The recent Moscow mayoral campaign focused almost exclusively on the fight against illegal migrants. The city authorities even organized a public crackdown on Vietnamese migrants and a temporary detention camp in Golyanovo. Opposition leader and mayoral candidate Alexei Navalny placed the fight against illegal immigration at the center of his campaign platform and called for introducing a visa regime for citizens of the former Soviet republics in Central Asia and the Caucasus. Not surprisingly, Liberal Democratic Party candidate Mikhail Degtyaryov enthusiastically made similar xenophobic statements, but the surprise came when Sergei Mitrokhin, the candidate from the typically more progressive Yabloko party, even toyed with the idea.

In the past, xenophobia was limited to the hatred and distrust some individual Russians felt toward all outsiders — whether non-Russian citizens from Central Asia and the Caucasus or simply any non-Slavic-looking person. Such sentiments were not a part of politics and remained marginalized. But as of this year, xenophobia, nationalism and outright racism have entered national politics thanks to the thoughtless statements and actions of many leading Russian politicians who have no idea of the damage they are doing to themselves and their country.

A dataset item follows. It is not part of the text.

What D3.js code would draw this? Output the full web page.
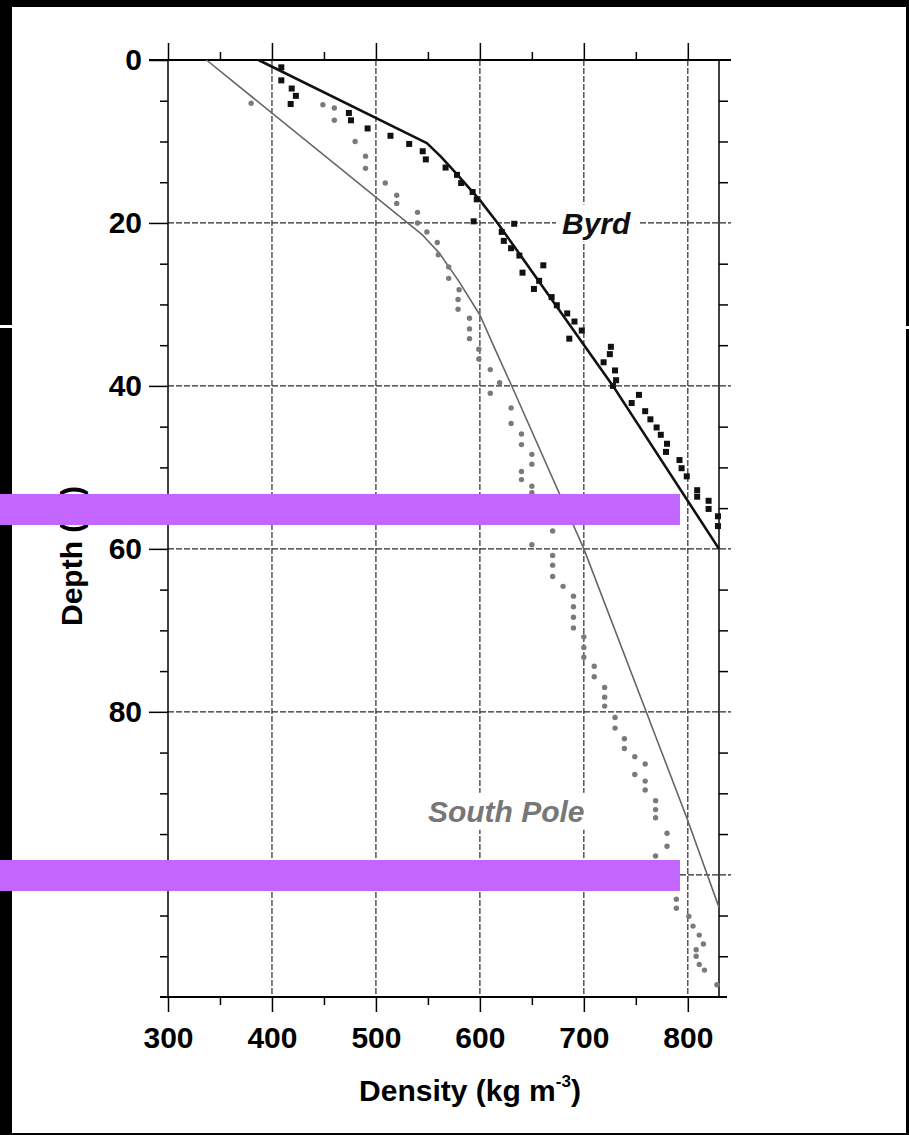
<!DOCTYPE html>
<html>
<head>
<meta charset="utf-8">
<script src="https://cdn.jsdelivr.net/npm/d3@7"></script>
<style>
body { margin: 0; background: #000; }
text { font-family: "Liberation Sans", Arial, sans-serif; }
</style>
</head>
<body>
<svg width="909" height="1135"></svg>
<script>
// axis ticks
var densityTicks = [300, 400, 500, 600, 700, 800];
var densityMinor = [350, 450, 550, 650, 750];
var depthTicks = [0, 20, 40, 60, 80, 100];
var depthMinor = [5, 10, 15, 25, 30, 35, 45, 50, 55, 65, 70, 75, 85, 90, 95, 105, 110];

// Byrd measurements (black squares)
var byrdDensity = [409, 409, 419, 423, 418, 474, 476, 492, 514, 532, 545, 548, 567, 578, 582, 593, 597, 594, 633, 621,
  623, 630, 638, 661, 641, 657, 652, 669, 674, 684, 691, 698, 686, 726, 725, 719, 730, 731, 728, 753,
  746, 759, 764, 770, 774, 780, 779, 792, 794, 799, 809, 809, 820, 820, 829, 829];
var byrdDepth = [0.9, 2.5, 3.5, 4.4, 5.4, 6.5, 7.4, 8.4, 9.3, 10.3, 11.2, 12.2, 13.2, 14.1, 15.1, 16.2, 17.1, 19.8, 20.1, 21.1,
  22.2, 23.1, 24.0, 25.2, 26.1, 27.1, 28.1, 29.1, 30.1, 31.1, 32.1, 33.2, 34.2, 35.2, 36.1, 37.1, 38.1, 39.3, 40.0, 41.1,
  42.1, 43.1, 44.1, 45.1, 46.0, 47.1, 48.1, 49.1, 50.1, 51.1, 52.8, 53.6, 54.1, 55.1, 56.0, 57.2];

// South Pole measurements (grey dots)
var poleDensity = [380, 449, 460, 460, 480, 490, 490, 509, 520, 520, 540, 540, 549, 559, 560, 570, 570, 580, 579, 579,
  590, 590, 590, 599, 599, 610, 619, 610, 630, 630, 640, 640, 650, 650, 640, 640, 650, 650, 660, 660,
  670, 650, 670, 670, 670, 680, 690, 690, 690, 690, 700, 700, 700, 710, 710, 720, 720, 720, 730, 730,
  739, 739, 749, 759, 749, 759, 759, 769, 769, 769, 780, 780, 769, 780, 785, 789, 789, 801, 805, 811,
  815, 808, 808, 811, 816, 828];
var poleDepth = [5.3, 5.5, 5.9, 7.4, 10.0, 11.8, 13.3, 15.1, 16.6, 17.6, 18.7, 20.0, 21.1, 22.4, 23.9, 25.4, 26.8, 28.2, 29.4, 30.6,
  31.7, 33.0, 34.2, 35.5, 36.7, 38.0, 39.6, 40.9, 42.7, 44.6, 45.9, 47.2, 48.4, 49.6, 50.5, 51.5, 52.3, 53.1, 54.5, 56.0,
  57.8, 59.5, 60.8, 62.0, 63.4, 64.6, 65.8, 67.1, 68.4, 69.7, 70.8, 72.1, 73.3, 74.4, 75.7, 77.0, 78.2, 79.3, 80.7, 82.0,
  83.3, 84.5, 85.5, 86.4, 87.7, 88.5, 89.6, 90.9, 92.0, 93.0, 94.9, 96.5, 97.7, 99.5, 101.5, 103.0, 104.1, 105.1, 106.3, 107.4,
  108.5, 109.2, 110.0, 111.0, 111.7, 113.5];

// model curves
var byrdModelDensity = [387, 549, 562, 575, 600, 617, 728, 830];
var byrdModelDepth = [0, 10.2, 11.8, 13.6, 17.2, 20, 40, 60];
var poleModelDensity = [337, 545, 561, 580, 600, 615, 631, 700, 760, 799, 830];
var poleModelDepth = [0, 21.5, 23.7, 27.2, 31.3, 35.6, 40.1, 60, 80, 93, 104];

var svg = d3.select("svg");
var x = d3.scaleLinear().domain([300, 830]).range([168, 719]);
var y = d3.scaleLinear().domain([0, 115]).range([60, 997]);

// black frame with white page
svg.append("rect").attr("width", 909).attr("height", 1135).attr("fill", "#000");
svg.append("rect").attr("x", 12).attr("y", 7).attr("width", 894).attr("height", 1126).attr("fill", "#fff");
svg.append("rect").attr("x", 0).attr("y", 325).attr("width", 12).attr("height", 3).attr("fill", "#fff");
svg.append("rect").attr("x", 906).attr("y", 326).attr("width", 3).attr("height", 3).attr("fill", "#fff");

var g = svg.append("g");

// dashed grid
g.append("g").selectAll("line")
  .data(densityTicks.slice(1))
  .enter().append("line")
  .attr("x1", d => x(d)).attr("x2", d => x(d))
  .attr("y1", y(0)).attr("y2", y(115))
  .attr("stroke", "#2a2a2a").attr("stroke-width", 1.2).attr("stroke-dasharray", "6,2");

g.append("g").selectAll("line")
  .data(depthTicks.slice(1))
  .enter().append("line")
  .attr("x1", x(300)).attr("x2", x(830) + 12)
  .attr("y1", d => y(d)).attr("y2", d => y(d))
  .attr("stroke", "#2a2a2a").attr("stroke-width", 1.2).attr("stroke-dasharray", "6,2");

// axes
function styleAxis(sel) {
  sel.select(".domain").remove();
  sel.selectAll(".tick line").attr("stroke", "#000").attr("stroke-width", 1.5);
  sel.selectAll("text").attr("fill", "#000").attr("font-size", 30).attr("font-weight", "bold")
    .style("font-family", "'Liberation Sans', Arial, sans-serif");
}

g.append("g").attr("transform", "translate(0," + y(0) + ")")
  .call(d3.axisTop(x).tickValues(densityTicks).tickSize(17).tickFormat(""))
  .call(styleAxis);
g.append("g").attr("transform", "translate(0," + y(0) + ")")
  .call(d3.axisTop(x).tickValues(densityMinor).tickSize(8).tickFormat(""))
  .call(styleAxis);
g.append("g").attr("transform", "translate(0," + y(115) + ")")
  .call(d3.axisBottom(x).tickValues(densityTicks).tickSize(15).tickPadding(15).tickFormat(d3.format("d")))
  .call(styleAxis);
g.append("g").attr("transform", "translate(0," + y(115) + ")")
  .call(d3.axisBottom(x).tickValues(densityMinor).tickSize(8).tickFormat(""))
  .call(styleAxis);

g.append("g").attr("transform", "translate(" + x(300) + ",0)")
  .call(d3.axisLeft(y).tickValues(depthTicks).tickSize(19).tickPadding(7).tickFormat(d3.format("d")))
  .call(styleAxis);
g.append("g").attr("transform", "translate(" + x(300) + ",0)")
  .call(d3.axisLeft(y).tickValues(depthMinor).tickSize(8).tickFormat(""))
  .call(styleAxis);
g.append("g").attr("transform", "translate(" + x(830) + ",0)")
  .call(d3.axisRight(y).tickValues(depthMinor).tickSize(9).tickFormat(""))
  .call(styleAxis);

// frame lines
g.append("line").attr("x1", x(300) - 19).attr("x2", x(830) + 12).attr("y1", y(0)).attr("y2", y(0))
  .attr("stroke", "#000").attr("stroke-width", 1.8);
g.append("line").attr("x1", x(300) - 8).attr("x2", x(830) + 8).attr("y1", y(115)).attr("y2", y(115))
  .attr("stroke", "#000").attr("stroke-width", 1.8);
g.append("line").attr("x1", x(300)).attr("x2", x(300)).attr("y1", y(0)).attr("y2", y(115))
  .attr("stroke", "#000").attr("stroke-width", 1.5);
g.append("line").attr("x1", x(830)).attr("x2", x(830)).attr("y1", y(0)).attr("y2", y(115))
  .attr("stroke", "#000").attr("stroke-width", 1.5);

// series labels with white backing
function label(txt, dx, dy, color) {
  var t = g.append("text").attr("x", x(dx)).attr("y", y(dy))
    .attr("font-size", 30).attr("font-weight", "bold").attr("font-style", "italic")
    .attr("fill", color).text(txt);
  var b = t.node().getBBox();
  g.insert("rect", function () { return t.node(); })
    .attr("x", b.x - 6).attr("y", b.y - 2).attr("width", b.width + 14).attr("height", b.height + 4)
    .attr("fill", "#fff");
}
label("Byrd", 679, 21.3, "#111");
label("South Pole", 550, 93.5, "#777");

// model lines
var line = d3.line().x(d => x(d[0])).y(d => y(d[1]));
g.append("path").datum(d3.zip(poleModelDensity, poleModelDepth))
  .attr("d", line).attr("fill", "none").attr("stroke", "#666").attr("stroke-width", 1.6)
  .attr("stroke-linejoin", "round");
g.append("path").datum(d3.zip(byrdModelDensity, byrdModelDepth))
  .attr("d", line).attr("fill", "none").attr("stroke", "#111").attr("stroke-width", 2.6)
  .attr("stroke-linejoin", "round");

// points
g.append("g").selectAll("circle")
  .data(d3.zip(poleDensity, poleDepth))
  .enter().append("circle")
  .attr("cx", d => x(d[0])).attr("cy", d => y(d[1])).attr("r", 2.7)
  .attr("fill", "#7a7a7a");

g.append("g").selectAll("rect")
  .data(d3.zip(byrdDensity, byrdDepth))
  .enter().append("rect")
  .attr("x", d => x(d[0]) - 3).attr("y", d => y(d[1]) - 3).attr("width", 6).attr("height", 6)
  .attr("fill", "#111");

// axis titles
var xt = g.append("text").attr("x", 470).attr("y", 1101).attr("text-anchor", "middle")
  .attr("font-size", 30).attr("font-weight", "bold");
xt.append("tspan").text("Density (kg m");
xt.append("tspan").attr("font-size", 17).attr("dy", -14).text("-3");
xt.append("tspan").attr("dy", 14).text(")");

g.append("text").attr("transform", "translate(82,556) rotate(-90)").attr("text-anchor", "middle")
  .attr("font-size", 30).attr("font-weight", "bold").text("Depth (m)");

// purple overlay bars
svg.append("rect").attr("x", 0).attr("y", 494).attr("width", 680).attr("height", 31).attr("fill", "#c266ff");
svg.append("rect").attr("x", 0).attr("y", 860).attr("width", 680).attr("height", 31).attr("fill", "#c266ff");
</script>
</body>
</html>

Opinion polls have identified a widespread xenophobic mood in the country, and politicians cater to these sentiments in an attempt to ensure their own political futures. But in so doing, they are only ensuring the ultimate destruction of the country. Once ethnic nationalism is elevated to the rank of official policy, it cannot be kept under control. The rise of Russian nationalism will likely trigger a corresponding nationalism among all of the other ethnic groups in Russia. That, in turn, could lead to the demand for "ethnically pure" nation states separate from Russia. Russian nationalists are effectively making an open call for the end of the modern Russian state by demanding that the authorities "drive all Caucasians out of Russia."

Russian politicians are fond of speaking about the dangers of "illegal immigration" and describing migration as a dangerous influx of foreign cultures, while they do not utter a word about the many positive aspects of migration and its vital necessity to Russia's well-being. In this way, Russian politicians essentially legalize the pogrom mentality of the mobs and provide it with a legitimate political foundation.

I hope I am mistaken, but I fear that the xenophobic populism of all these politicians has already begun to write the closing chapters in the book of Russia's long history. This would not be the first time that the 13th year of the new century had marked the eve of upheaval and destruction in Russia.

Vladimir Ryzhkov, a State Duma deputy from 1993 to 2007, hosts a political talk show on Ekho Moskvy radio and is a co-founder of the opposition Party of People's Freedom.